Transcript
A (0:01)
You're listening to asbo international's school business insider. I'm your host, john brucato. Each week on School Business Insider, I sit down with school business officials and industry experts from around the world to share their stories and explore the topics that matter most to you. Find out what it means to be a school business official and get your insider pass on all things school business. Hello everyone, and welcome back to School Business Insider. Today's episode tackles an issue that is becoming increasingly urgent for school business officials, CFOs and district student privacy in an era of expanding technology, artificial intelligence, and growing public scrutiny. Today, I am joined by Amelia Vance, president of the Public Interest Privacy center, to help us make sense of the current student privacy landscape. We'll talk about the patchwork of federal and state laws, the rise in enforcement and litigation, increasing parental concern, and what all of this means for school districts making decisions about educational technology. This is a timely and practical conversation focused on risk, responsibility and trust and what school business leaders should be doing right now to protect students and their districts.

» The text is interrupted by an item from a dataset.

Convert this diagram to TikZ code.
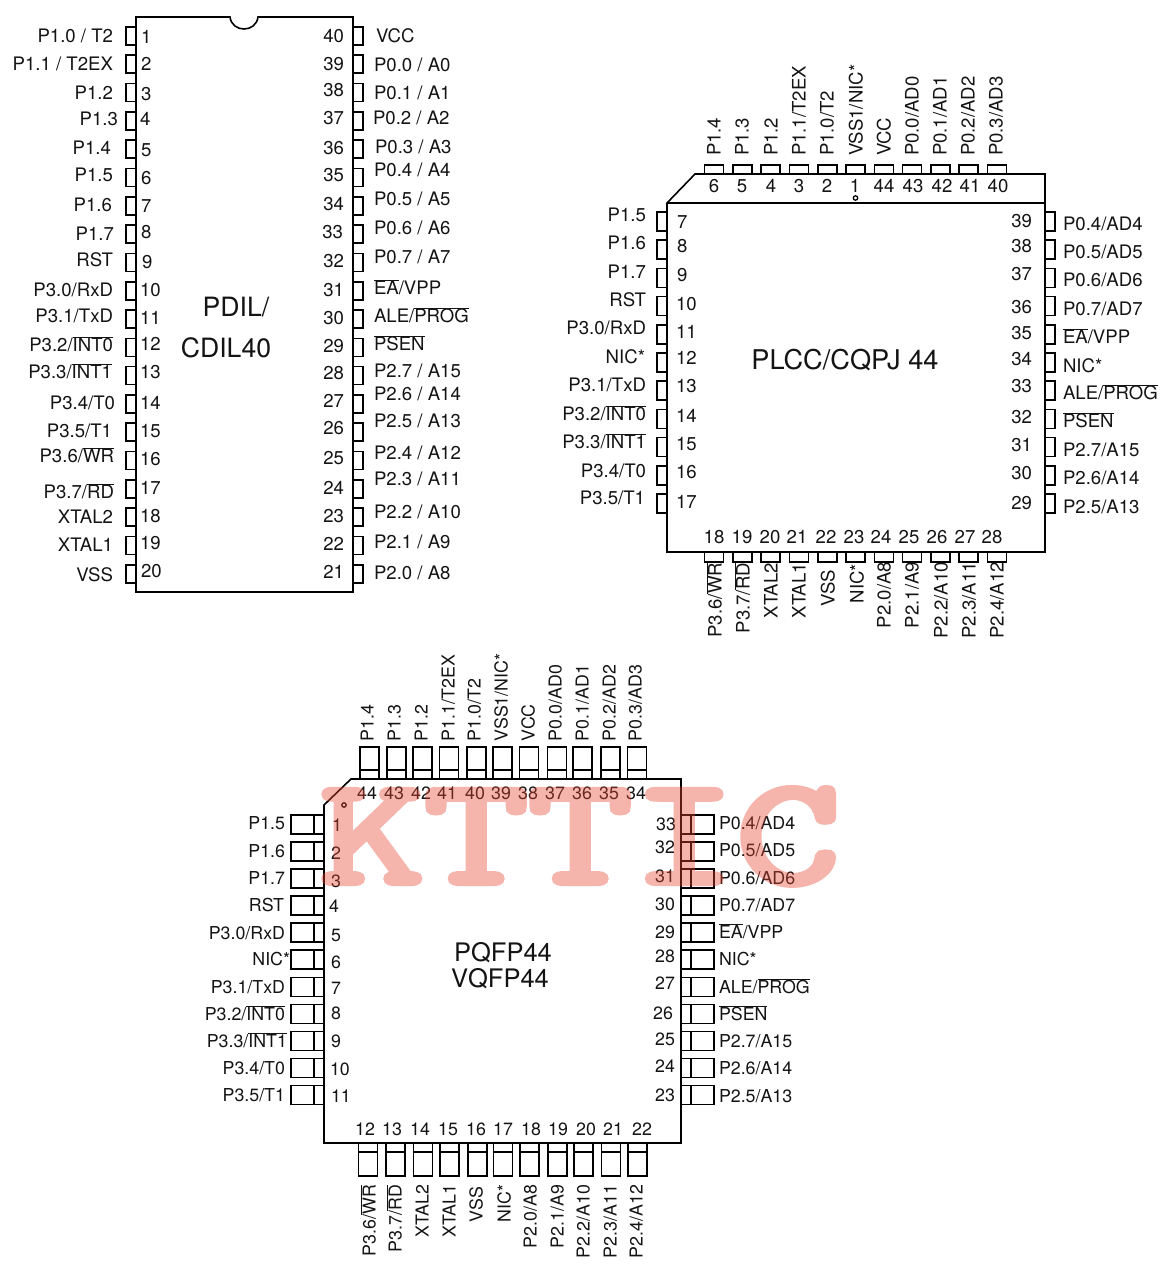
\documentclass[tikz,border=0pt]{standalone}
\usepackage{fontspec}
\setmainfont{TeX Gyre Heros}
\newfontfamily\wmf[FakeBold=4]{Latin Modern Mono}
\newcommand\ob[1]{\setbox0\hbox{#1}\rlap{\smash{\vrule width\wd0 height 14.8pt depth -13.8pt}}#1}
\definecolor{wmred}{RGB}{230,67,47}
\tikzset{
  txt/.style={font=\fontsize{18.6}{20}\selectfont,inner sep=0pt,outer sep=0pt,text height=13pt,text depth=0pt,text=black!92},
  chip/.style={draw=black,line width=1.6pt,line join=miter},
  pinbox/.style={draw=black,line width=1.6pt},
  dotmark/.style={draw=black,line width=1.3pt},
  title/.style={font=\fontsize{26.6}{28}\selectfont,inner sep=0pt,text height=18.6pt,text depth=0pt,text=black!92,anchor=center},
  wm/.style={font=\wmf\fontsize{198}{198}\selectfont,inner sep=0pt,text=wmred,anchor=base west}
}
\newcommand\lL[3]{\node[txt,anchor=east](labL-#1-#2) at (#1,#2) {#3};}
\newcommand\lR[3]{\node[txt,anchor=west](labR-#1-#2) at (#1,#2) {#3};}
\newcommand\lT[3]{\node[txt,rotate=90,anchor=west](labT-#1-#2) at (#1,#2) {#3};}
\newcommand\lB[3]{\node[txt,rotate=90,anchor=east](labB-#1-#2) at (#1,#2) {#3};}
\newcommand\nC[3]{\node[txt,anchor=center](num-#1-#2) at (#1,#2) {#3};}
\newcommand\nL[3]{\node[txt,anchor=west](num-#1-#2) at (#1,#2) {#3};}
\newcommand\nR[3]{\node[txt,anchor=east](num-#1-#2) at (#1,#2) {#3};}
\begin{document}
\begin{tikzpicture}[x=1pt,y=-1pt]
\useasboundingbox (0,0) rectangle (1167,1268);
% ===== PDIL40 =====
\begin{scope}
\foreach \k in {0,...,19}{
  \draw[pinbox] (136,{27+28.3*\k}) -- (126,{27+28.3*\k}) -- (126,{45+28.3*\k}) -- (136,{45+28.3*\k});
  \draw[pinbox] (353,{27+28.3*\k}) -- (363,{27+28.3*\k}) -- (363,{45+28.3*\k}) -- (353,{45+28.3*\k});
}
\draw[chip] (136,17) -- (230,17) .. controls (232,33) and (256,33) .. (258,17) -- (353,17) -- (353,592) -- (136,592) -- cycle;
\lL{113}{36}{P1.0 / T2}\lL{113}{64}{P1.1 / T2EX}\lL{113}{93}{P1.2}\lL{118}{119}{P1.3}\lL{111}{148}{P1.4}
\lL{113}{175}{P1.5}\lL{112}{205}{P1.6}\lL{114}{234}{P1.7}\lL{113}{260}{RST}\lL{113}{290}{P3.0/RxD}
\lL{113}{316}{P3.1/TxD}\lL{113}{345}{P3.2/\ob{INT0}}\lL{112}{372}{P3.3/\ob{INT1}}\lL{115}{403}{P3.4/T0}\lL{112}{431}{P3.5/T1}
\lL{114}{456}{P3.6/\ob{WR}}\lL{114}{492}{P3.7/\ob{RD}}\lL{113}{517}{XTAL2}\lL{113}{545}{XTAL1}\lL{113}{575}{VSS}
\nL{141}{37}{1}\nL{141}{64}{2}\nL{141}{94}{3}\nL{140}{119}{4}\nL{141}{150}{5}\nL{141}{178}{6}\nL{141}{206}{7}\nL{141}{232}{8}\nL{142}{262}{9}
\nL{140}{290}{10}\nL{140}{318}{11}\nL{140}{344}{12}\nL{140}{372}{13}\nL{140}{403}{14}\nL{140}{431}{15}\nL{140}{459}{16}\nL{140}{488}{17}\nL{140}{516}{18}\nL{140}{543}{19}\nL{141}{571}{20}
\nR{344}{36}{40}\nR{344}{64}{39}\nR{344}{90}{38}\nR{344}{118}{37}\nR{344}{148}{36}\nR{344}{175}{35}\nR{344}{204}{34}\nR{343}{232}{33}\nR{344}{261}{32}\nR{344}{290}{31}
\nR{344}{318}{30}\nR{344}{346}{29}\nR{344}{373}{28}\nR{344}{401}{27}\nR{344}{428}{26}\nR{344}{458}{25}\nR{344}{488}{24}\nR{344}{516}{23}\nR{344}{544}{22}\nR{344}{572}{21}
\lR{376}{36}{VCC}\lR{374}{65}{P0.0 / A0}\lR{374}{93}{P0.1 / A1}\lR{373}{118}{P0.2 / A2}\lR{375}{147}{P0.3 / A3}\lR{374}{170}{P0.4 / A4}\lR{374}{199}{P0.5 / A5}\lR{374}{228}{P0.6 / A6}\lR{374}{257}{P0.7 / A7}
\lR{374}{288}{\ob{EA}/VPP}\lR{374}{316}{ALE/\ob{PROG}}\lR{374}{344}{\ob{PSEN}}\lR{374}{371}{P2.7 / A15}\lR{374}{394}{P2.6 / A14}\lR{374}{421}{P2.5 / A13}\lR{374}{453}{P2.4 / A12}\lR{374}{479}{P2.3 / A11}\lR{374}{512}{P2.2 / A10}\lR{374}{542}{P2.1 / A9}\lR{374}{573}{P2.0 / A8}
\node[title](pdil1) at (236,307) {PDIL/};
\node[title](pdil2) at (226,348) {CDIL40};
\end{scope}
% ===== PLCC44 =====
\begin{scope}
\foreach \k in {0,...,10}{
  \draw[pinbox] ({704.5+28.3*\k},174) -- ({704.5+28.3*\k},165) -- ({723.5+28.3*\k},165) -- ({723.5+28.3*\k},174);
  \draw[pinbox] ({704.5+28.3*\k},552) -- ({704.5+28.3*\k},562) -- ({723.5+28.3*\k},562) -- ({723.5+28.3*\k},552);
  \draw[pinbox] (667,{212+28.2*\k}) -- (657,{212+28.2*\k}) -- (657,{231+28.2*\k}) -- (667,{231+28.2*\k});
  \draw[pinbox] (1045,{212+28.2*\k}) -- (1055,{212+28.2*\k}) -- (1055,{231+28.2*\k}) -- (1045,{231+28.2*\k});
}
\draw[chip] (695,174) -- (1045,174) -- (1045,552) -- (667,552) -- (667,203) -- cycle;
\draw[chip] (667,203) -- (1045,203);
\draw[dotmark] (855.5,198) circle (2.2);
\lT{714}{156}{P1.4}\lT{742}{156}{P1.3}\lT{771}{156}{P1.2}\lT{799}{156}{P1.1/T2EX}\lT{827}{156}{P1.0/T2}\lT{856}{156}{VSS1/NIC*}\lT{884}{156}{VCC}\lT{912}{156}{P0.0/AD0}\lT{940}{156}{P0.1/AD1}\lT{968}{156}{P0.2/AD2}\lT{996}{156}{P0.3/AD3}
\nC{714}{186}{6}\nC{742}{186}{5}\nC{771}{186}{4}\nC{799}{186}{3}\nC{827}{186}{2}\nC{855}{186}{1}\nC{884}{186}{44}\nC{913}{186}{43}\nC{942}{186}{42}\nC{970}{186}{41}\nC{998}{186}{40}
\lL{646}{215}{P1.5}\lL{646}{243}{P1.6}\lL{646}{272}{P1.7}\lL{646}{300}{RST}\lL{646}{328}{P3.0/RxD}\lL{645}{357}{NIC*}\lL{646}{385}{P3.1/TxD}\lL{646}{414}{P3.2/\ob{INT0}}\lL{646}{442}{P3.3/\ob{INT1}}\lL{646}{471}{P3.4/T0}\lL{645}{498}{P3.5/T1}
\nL{677}{222}{7}\nL{677}{246}{8}\nL{677}{275}{9}\nL{676}{304}{10}\nL{676}{332}{11}\nL{676}{358}{12}\nL{676}{386}{13}\nL{676}{416}{14}\nL{676}{444}{15}\nL{676}{472}{16}\nL{676}{502}{17}
\nR{1032}{221}{39}\nR{1032}{246}{38}\nR{1032}{274}{37}\nR{1032}{307}{36}\nR{1032}{333}{35}\nR{1032}{359}{34}\nR{1032}{386}{33}\nR{1032}{417}{32}\nR{1032}{445}{31}\nR{1032}{473}{30}\nR{1032}{503}{29}
\lR{1063}{224}{P0.4/AD4}\lR{1063}{252}{P0.5/AD5}\lR{1063}{280}{P0.6/AD6}\lR{1063}{309}{P0.7/AD7}\lR{1063}{337}{\ob{EA}/VPP}\lR{1063}{366}{NIC*}\lR{1063}{393}{ALE/\ob{PROG}}\lR{1063}{421}{\ob{PSEN}}\lR{1063}{450}{P2.7/A15}\lR{1063}{478}{P2.6/A14}\lR{1063}{507}{P2.5/A13}
\nC{714}{537}{18}\nC{742}{537}{19}\nC{770}{537}{20}\nC{797}{537}{21}\nC{826}{537}{22}\nC{854}{537}{23}\nC{881}{537}{24}\nC{909}{537}{25}\nC{937}{537}{26}\nC{965}{537}{27}\nC{992}{537}{28}
\lB{715}{563}{P3.6/\ob{WR}}\lB{743}{563}{P3.7/\ob{RD}}\lB{771}{563}{XTAL2}\lB{799}{563}{XTAL1}\lB{828}{570}{VSS}\lB{857}{564}{NIC*}\lB{884}{562}{P2.0/A8}\lB{912}{562}{P2.1/A9}\lB{941}{562}{P2.2/A10}\lB{969}{562}{P2.3/A11}\lB{997}{562}{P2.4/A12}
\node[title,font=\fontsize{27.2}{28}\selectfont](plcc) at (845,360) {PLCC/CQPJ 44};
\end{scope}
% ===== PQFP44 =====
\begin{scope}
\tikzset{txt/.append style={font=\fontsize{17.8}{20}\selectfont}}
\foreach \c in {369.5,396.5,422.5,449,476.5,502.5,529,557,582.5,610.5,637}{
  \draw[pinbox] ({\c-9.5},747) rectangle ({\c+9.5},779);
  \draw[pinbox] ({\c-9.5},770) -- ({\c+9.5},770);
}
\foreach \c in {368,395.5,423,449.5,477.5,503,529.5,557.5,583.5,611,637.5}{
  \draw[pinbox] ({\c-9.5},1143) rectangle ({\c+9.5},1176);
  \draw[pinbox] ({\c-9.5},1152) -- ({\c+9.5},1152);
}
\foreach \k in {0,...,10}{
  \draw[pinbox] (291,{815+27.05*\k}) rectangle (324,{834+27.05*\k});
  \draw[pinbox] (314,{815+27.05*\k}) -- (314,{834+27.05*\k});
  \draw[pinbox] (681,{815+27.05*\k}) rectangle (714,{834+27.05*\k});
  \draw[pinbox] (691,{815+27.05*\k}) -- (691,{834+27.05*\k});
}
\draw[chip] (351,779) -- (681,779) -- (681,1143) -- (324,1143) -- (324,805) -- cycle;
\draw[dotmark] (344,805) circle (2.2);
\lT{367}{741}{P1.4}\lT{394}{741}{P1.3}\lT{421}{741}{P1.2}\lT{448}{741}{P1.1/T2EX}\lT{474}{741}{P1.0/T2}\lT{501}{741}{VSS1/NIC*}\lT{528}{741}{VCC}\lT{555}{741}{P0.0/AD0}\lT{582}{741}{P0.1/AD1}\lT{609}{741}{P0.2/AD2}\lT{635}{741}{P0.3/AD3}
\nC{367}{793}{44}\nC{394}{793}{43}\nC{421}{793}{42}\nC{447}{793}{41}\nC{475}{793}{40}\nC{501}{793}{39}\nC{528}{793}{38}\nC{555}{793}{37}\nC{582}{793}{36}\nC{609}{793}{35}\nC{636}{793}{34}
\lL{285}{823}{P1.5}\lL{285}{851}{P1.6}\lL{285}{878}{P1.7}\lL{284}{905}{RST}\lL{285}{933}{P3.0/RxD}\lL{290}{959}{NIC*}\lL{285}{987}{P3.1/TxD}\lL{285}{1014}{P3.2/\ob{INT0}}\lL{287}{1041}{P3.3/\ob{INT1}}\lL{285}{1068}{P3.4/T0}\lL{285}{1095}{P3.5/T1}
\nL{332}{825}{1}\nL{331}{853}{2}\nL{331}{881}{3}\nL{329}{906}{4}\nL{331}{935}{5}\nL{331}{962}{6}\nL{331}{988}{7}\nL{331}{1013}{8}\nL{331}{1041}{9}\nL{330}{1069}{10}\nL{331}{1096}{11}
\nR{676}{824}{33}\nR{675}{847}{32}\nR{675}{876}{31}\nR{675}{904}{30}\nR{675}{932}{29}\nR{675}{956}{28}\nR{675}{983}{27}\nR{673}{1013}{26}\nR{675}{1039}{25}\nR{675}{1066}{24}\nR{675}{1095}{23}
\lR{719}{823}{P0.4/AD4}\lR{719}{850}{P0.5/AD5}\lR{719}{878}{P0.6/AD6}\lR{719}{905}{P0.7/AD7}\lR{719}{932}{\ob{EA}/VPP}\lR{719}{959}{NIC*}\lR{719}{987}{ALE/\ob{PROG}}\lR{719}{1014}{\ob{PSEN}}\lR{719}{1041}{P2.7/A15}\lR{719}{1068}{P2.6/A14}\lR{719}{1096}{P2.5/A13}
\nC{365}{1129}{12}\nC{392}{1129}{13}\nC{420}{1129}{14}\nC{448}{1129}{15}\nC{476}{1129}{16}\nC{503}{1129}{17}\nC{531}{1129}{18}\nC{558}{1129}{19}\nC{586}{1129}{20}\nC{613}{1129}{21}\nC{642}{1129}{22}
\lB{369}{1185}{P3.6/\ob{WR}}\lB{395}{1185}{P3.7/\ob{RD}}\lB{422}{1185}{XTAL2}\lB{449}{1185}{XTAL1}\lB{476}{1187}{VSS}\lB{504}{1185}{NIC*}\lB{530}{1185}{P2.0/A8}\lB{557}{1185}{P2.1/A9}\lB{583}{1185}{P2.2/A10}\lB{610}{1185}{P2.3/A11}\lB{636}{1185}{P2.4/A12}
\node[title,font=\fontsize{25.5}{28}\selectfont](pq1) at (503,952) {PQFP44};
\node[title,font=\fontsize{25.5}{28}\selectfont](pq2) at (500,978) {VQFP44};
\end{scope}
% ===== watermark =====
\begin{scope}[transparency group,opacity=.4]
\node[wm](kttic) at (320,883) {\scalebox{1.02}[.77]{KTTIC}};
\end{scope}
\end{tikzpicture}
\end{document}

Amelia, welcome to the podcast. I'm happy to have you.
B (1:25)
Really happy to be here.
A (1:26)
Great. So let's start with the big picture. Let's kind of frame our conversation today. How would you Describe the current U.S. student Privacy Legal landscape?
B (1:36)
Chaotic.
A (1:37)
All right, next question.
B (1:41)
It's messy. You have our what is it now? I think 52 year old this year federal law, FERPA Family Educational Rights and Privacy act, and that has much more coverage of student data and the process that has to be gone through, including sort of inferred procurement processes that need to be incorporated. And then you have well over 140 laws that passed in states over the past decade or so that were a direct response to concerns about tech use in schools. So a lot of those laws included explicit provisions either on schools in terms of what they had to have in contracts or what they needed to vet vendors. And about probably 30 states were directly regulating vendors, again requiring what needed to be in contracts. So that doesn't even touch on the laws that that jump into this area, like Children's Online Privacy Protection act, the recent consumer privacy bills. I've seen more and more procurement officials worry about how state rules about tech procurement generally is going to impact schools because schools aren't always thought of as a separate entity and there are some pretty high cybersecurity protections that many schools and districts just can't meet without additional resources. So a lot for someone to keep in mind here.